Supreme Court Issues 7-2 Ruling to Uphold Law that Prohibits the Encouragement of Illegal Immigration

On June 23, 2023, the United States Supreme Court issued  a 7-2 ruling on Friday upholding a federal law which banned the encouragement or incitement of illegal immigration. In this case, the court ruled that the law does not violate the First Amendment. This decision effectively overturned a Ninth Circuit decision that determined the law was unconstitutionally overbroad.

Justice Amy Coney Barrett wrote the opinion for the majority 7-2 decision, determining that the Ninth Circuit was wrong in ruling that a federal law criminalizing the act of encouraging illegal immigration was unconstitutionally overbroad, thereby could not be applied to any individual.
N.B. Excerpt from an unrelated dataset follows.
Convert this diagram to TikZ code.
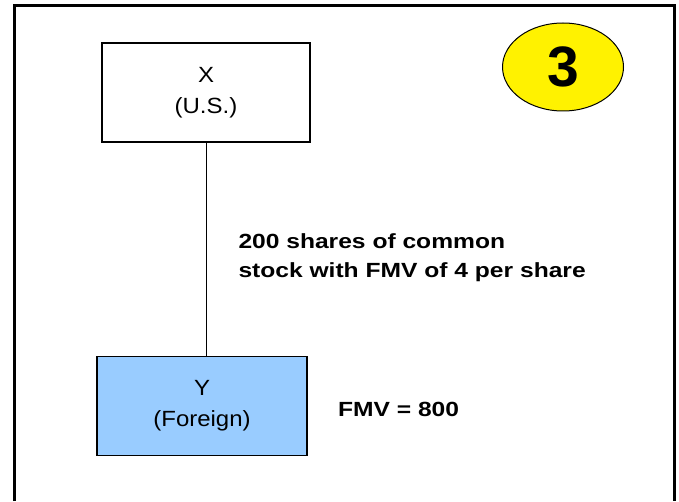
\documentclass[tikz,border=0pt]{standalone}
\usepackage{fontspec}
\setmainfont{Liberation Sans}
\newfontfamily\boxfont[FakeStretch=1.09]{Liberation Sans}
\newfontfamily\notefont[FakeStretch=1.2]{Liberation Sans}
\usetikzlibrary{positioning,shapes.geometric}
\definecolor{foreignblue}{RGB}{153,204,255}
\tikzstyle{entity} = [rectangle, draw, line width=1.2pt, minimum width=208pt, minimum height=99pt, align=center, font=\boxfont\fontsize{22}{31.5}\selectfont]
\tikzstyle{note} = [inner sep=0pt, align=left, font=\notefont\bfseries\fontsize{20.5}{29.5}\selectfont]

\begin{document}
\begin{tikzpicture}[x=1pt,y=1pt,line width=1pt]
  \useasboundingbox (0,0) rectangle (679,501);
  \draw[line width=3pt] (14.5,0) -- (14.5,495.5) -- (674.7,495.5) -- (674.7,0);

  \node[entity] (X) at (206,408.5) {X\\(U.S.)};
  \node[entity, fill=foreignblue, minimum width=210pt] (Y) [below=213pt of X, xshift=-4pt] {Y\\(Foreign)};
  \node[note, anchor=west] (shares) at (238,243.3) {200 shares of common\\stock with FMV of 4 per share};
  \node[note] (fmv) [right=30pt of Y, yshift=-4pt] {FMV = 800};
  \node[ellipse, draw, fill=yellow, minimum width=121pt, minimum height=88pt, font=\bfseries\fontsize{57}{60}\selectfont] (num) at (563,434) {3};

  \draw (X.south) -- (X.south |- Y.north);
\end{tikzpicture}
\end{document}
Barrett wrote in this opinion:

Properly interpreted, this provision forbids only the intentional solicitation or facilitation of certain unlawful acts. It does not “prohibi[t] a substantial amount of protected speech”—let alone enough to justify throwing out the law’s “plainly legitimate sweep.”
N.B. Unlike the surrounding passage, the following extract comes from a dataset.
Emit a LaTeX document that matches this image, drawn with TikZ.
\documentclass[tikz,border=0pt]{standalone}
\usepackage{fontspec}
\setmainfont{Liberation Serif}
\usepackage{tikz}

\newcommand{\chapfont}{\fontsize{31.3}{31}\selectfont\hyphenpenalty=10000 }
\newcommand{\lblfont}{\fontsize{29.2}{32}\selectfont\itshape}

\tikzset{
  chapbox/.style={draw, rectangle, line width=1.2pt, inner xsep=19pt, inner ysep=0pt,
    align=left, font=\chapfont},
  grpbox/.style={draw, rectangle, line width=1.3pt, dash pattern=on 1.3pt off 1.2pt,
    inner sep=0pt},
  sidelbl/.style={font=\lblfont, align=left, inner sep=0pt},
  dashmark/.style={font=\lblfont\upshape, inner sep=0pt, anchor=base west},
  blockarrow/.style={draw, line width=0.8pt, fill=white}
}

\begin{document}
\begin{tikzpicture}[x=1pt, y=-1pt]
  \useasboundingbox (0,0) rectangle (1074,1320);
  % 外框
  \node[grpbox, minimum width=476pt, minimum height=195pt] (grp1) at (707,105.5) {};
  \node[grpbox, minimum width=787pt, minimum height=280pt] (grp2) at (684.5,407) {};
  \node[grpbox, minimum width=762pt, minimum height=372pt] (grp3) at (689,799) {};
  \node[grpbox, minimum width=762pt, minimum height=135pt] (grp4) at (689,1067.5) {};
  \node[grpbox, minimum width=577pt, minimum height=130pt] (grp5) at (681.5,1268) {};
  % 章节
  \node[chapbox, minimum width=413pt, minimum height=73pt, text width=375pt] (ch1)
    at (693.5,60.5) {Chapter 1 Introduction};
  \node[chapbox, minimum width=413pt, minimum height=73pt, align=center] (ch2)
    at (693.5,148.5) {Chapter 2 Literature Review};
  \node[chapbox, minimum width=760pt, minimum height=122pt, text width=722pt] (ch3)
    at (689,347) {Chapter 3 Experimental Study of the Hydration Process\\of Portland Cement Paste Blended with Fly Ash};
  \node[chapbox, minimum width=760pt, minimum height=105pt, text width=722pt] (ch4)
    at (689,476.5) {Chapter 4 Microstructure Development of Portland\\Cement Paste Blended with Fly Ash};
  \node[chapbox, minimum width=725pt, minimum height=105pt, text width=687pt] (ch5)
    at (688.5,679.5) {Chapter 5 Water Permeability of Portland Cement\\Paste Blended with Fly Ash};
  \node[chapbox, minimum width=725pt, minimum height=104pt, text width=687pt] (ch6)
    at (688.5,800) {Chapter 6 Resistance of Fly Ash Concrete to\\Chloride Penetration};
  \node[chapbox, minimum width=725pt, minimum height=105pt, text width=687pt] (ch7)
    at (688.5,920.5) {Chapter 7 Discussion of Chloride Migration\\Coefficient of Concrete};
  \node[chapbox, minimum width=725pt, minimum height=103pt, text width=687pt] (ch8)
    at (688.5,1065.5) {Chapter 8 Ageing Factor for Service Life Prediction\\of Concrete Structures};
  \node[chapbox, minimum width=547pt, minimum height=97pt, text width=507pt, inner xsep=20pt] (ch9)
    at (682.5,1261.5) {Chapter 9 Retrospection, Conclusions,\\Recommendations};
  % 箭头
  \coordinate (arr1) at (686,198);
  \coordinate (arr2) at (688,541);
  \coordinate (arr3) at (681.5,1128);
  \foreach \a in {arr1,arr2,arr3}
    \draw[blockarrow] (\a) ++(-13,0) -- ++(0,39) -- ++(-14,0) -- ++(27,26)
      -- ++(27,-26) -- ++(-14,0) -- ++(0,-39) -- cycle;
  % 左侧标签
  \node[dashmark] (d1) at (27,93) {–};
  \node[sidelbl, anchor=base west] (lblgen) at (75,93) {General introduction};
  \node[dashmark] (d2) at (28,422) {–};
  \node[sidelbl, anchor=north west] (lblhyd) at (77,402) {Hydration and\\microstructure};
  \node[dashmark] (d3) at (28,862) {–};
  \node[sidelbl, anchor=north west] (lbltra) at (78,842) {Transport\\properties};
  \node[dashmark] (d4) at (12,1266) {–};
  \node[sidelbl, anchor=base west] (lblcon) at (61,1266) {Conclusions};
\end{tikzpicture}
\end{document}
Section 1324(a)(1)(A)(iv) reaches no further than the purposeful solicitation and facilitation of specific acts known to violate federal law. So understood, the statute does not “prohibi[t] a substantial amount of protected speech” relative to its “plainly legitimate sweep.”

In 2017, Helaman Hansen received a conviction for running a multi-million dollar fraud operation from 2012 to 2016 where he defrauded over 450 foreign nationals, many who were living temporarily in the US on visas, out of roughly $2 million by vowing to provide them a pathway to American citizenship if they coughed up thousands of dollars so that he could set up “adult adoptions.”
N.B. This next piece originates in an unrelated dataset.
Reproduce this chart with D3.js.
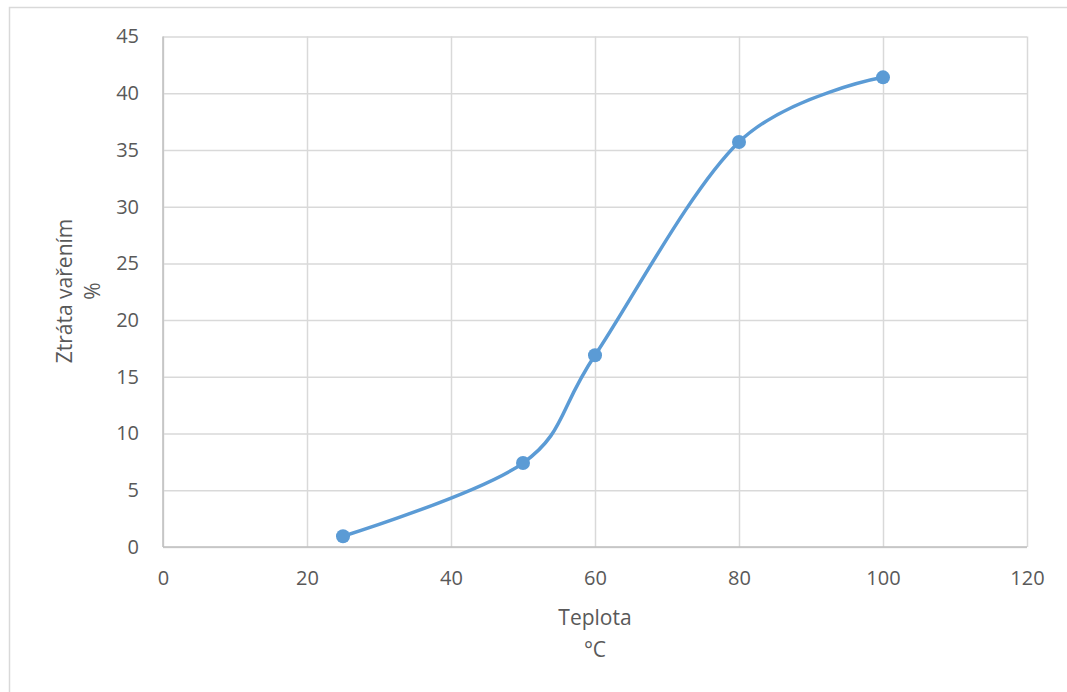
<!DOCTYPE html>
<html><head><meta charset="utf-8">
<script src="https://cdn.jsdelivr.net/npm/d3@7"></script>
<style>body{margin:0;background:#fff}svg{display:block}</style>
</head><body>
<script>
const temps = [25, 50, 60, 80, 100];
const losses = [0.95, 7.4, 16.9, 35.7, 41.4];
const xTicks = [0, 20, 40, 60, 80, 100, 120];
const yTicks = [0, 5, 10, 15, 20, 25, 30, 35, 40, 45];
const xTitle = ["Teplota", "°C"];
const yTitle = ["Ztráta vařením", "%"];

const W = 1067, H = 692;
const svg = d3.select("body").append("svg").attr("width", W).attr("height", H);
svg.append("rect").attr("x", 9.5).attr("y", 7.5).attr("width", W).attr("height", H)
  .attr("fill", "#fff").attr("stroke", "#d9d9d9").attr("stroke-width", 1.5);

const L = 163, R = 1027, T = 36.5, B = 547;
const x = d3.scaleLinear().domain([0, 120]).range([L, R]);
const y = d3.scaleLinear().domain([0, 45]).range([B, T]);
const font = "'Open Sans', sans-serif";
const tc = "#595959";

// gridlines
const gx = svg.append("g").attr("transform", `translate(0,${B})`)
  .call(d3.axisBottom(x).tickValues(xTicks).tickSize(-(B - T)).tickFormat(""));
gx.select(".domain").remove();
gx.selectAll("line").attr("stroke", "#d9d9d9").attr("stroke-width", 1.5);
const gy = svg.append("g").attr("transform", `translate(${L},0)`)
  .call(d3.axisLeft(y).tickValues(yTicks).tickSize(-(R - L)).tickFormat(""));
gy.select(".domain").remove();
gy.selectAll("line").attr("stroke", "#d9d9d9").attr("stroke-width", 1.5);

// axis lines
svg.append("line").attr("x1", L).attr("x2", R).attr("y1", B).attr("y2", B)
  .attr("stroke", "#bfbfbf").attr("stroke-width", 1.5);
svg.append("line").attr("x1", L).attr("x2", L).attr("y1", T).attr("y2", B)
  .attr("stroke", "#bfbfbf").attr("stroke-width", 1.5);

// tick labels
const ax = svg.append("g").attr("transform", `translate(0,${B})`)
  .call(d3.axisBottom(x).tickValues(xTicks).tickSize(0).tickPadding(24));
ax.select(".domain").remove();
ax.selectAll("text").attr("font-family", font).attr("font-size", 20).attr("fill", tc);
const ay = svg.append("g").attr("transform", `translate(${L},0)`)
  .call(d3.axisLeft(y).tickValues(yTicks).tickSize(0).tickPadding(24));
ay.select(".domain").remove();
ay.selectAll("text").attr("font-family", font).attr("font-size", 20).attr("fill", tc);

// titles
svg.append("g").selectAll("text").data(xTitle).join("text")
  .attr("x", 595).attr("y", (d, i) => 625 + i * 32).attr("text-anchor", "middle")
  .attr("font-family", font).attr("font-size", 21).attr("fill", tc).text(d => d);
svg.append("g").selectAll("text").data(yTitle).join("text")
  .attr("transform", (d, i) => `translate(${72 + i * 28},291) rotate(-90)`)
  .attr("text-anchor", "middle")
  .attr("font-family", font).attr("font-size", 21).attr("fill", tc).text(d => d);

// line
const pts = temps.map((t, i) => [t, losses[i]]);
svg.append("path").datum(pts)
  .attr("d", d3.line().x(d => x(d[0])).y(d => y(d[1])).curve(d3.curveCardinal.tension(0)))
  .attr("fill", "none").attr("stroke", "#5b9bd5").attr("stroke-width", 3.5)
  .attr("stroke-linecap", "round");
svg.append("g").selectAll("circle").data(pts).join("circle")
  .attr("cx", d => x(d[0])).attr("cy", d => y(d[1])).attr("r", 7)
  .attr("fill", "#5b9bd5");
</script>
</body></html>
Under Hansen’s scheme, foreign nationals were  convinced that they could obtain naturalized American citizenship if an American citizen legally adopted them. Hansen promised to arrange such a move if they paid him a fee.

In some cases, a Mexican couple gave Hansen $9,000 to assist them in this process. Similarly, a Fiji national paid him $4,500 with the aim of becoming a naturalized American citizen. When Hansen did not fulfill the promises he made, he informed the foreign nationals, under false pretenses, that since they were enrolled in his adult adoption program, federal immigration enforcement officials could not arrest or deport them.

As a result, Hansen received a conviction on 12 counts of mail fraud, three counts of wire fraud, and two counts of encouraging and inducing illegal immigration with the aim of extracting private financial gain.

Hansen aimed to have his conviction for encouraging illegal immigration thrown out on the grounds of First Amendment overbreadth. The district court threw out Hansen’s argument and slapped him with a 20 year federal prison sentence.

As a response, Hansen went to the Ninth Circuit following the appellate court’s ruling in a separate case that determined that the law was unconstitutionally overbroad. However, the Supreme Court quickly vacated that ruling.

In Hansen’s case, the Ninth Circuit discovered that the law was unconstitutionally overbroad and was not applicable to him. Good on the Supreme Court for upholding a common sense law that cracks down on subversion. At some point, we have to recognize that certain activities must be stamped out even if they are protected under free speech.

The protection of our civil action takes precedence over abstract freedoms that allow for our enemies to gain further ground against us.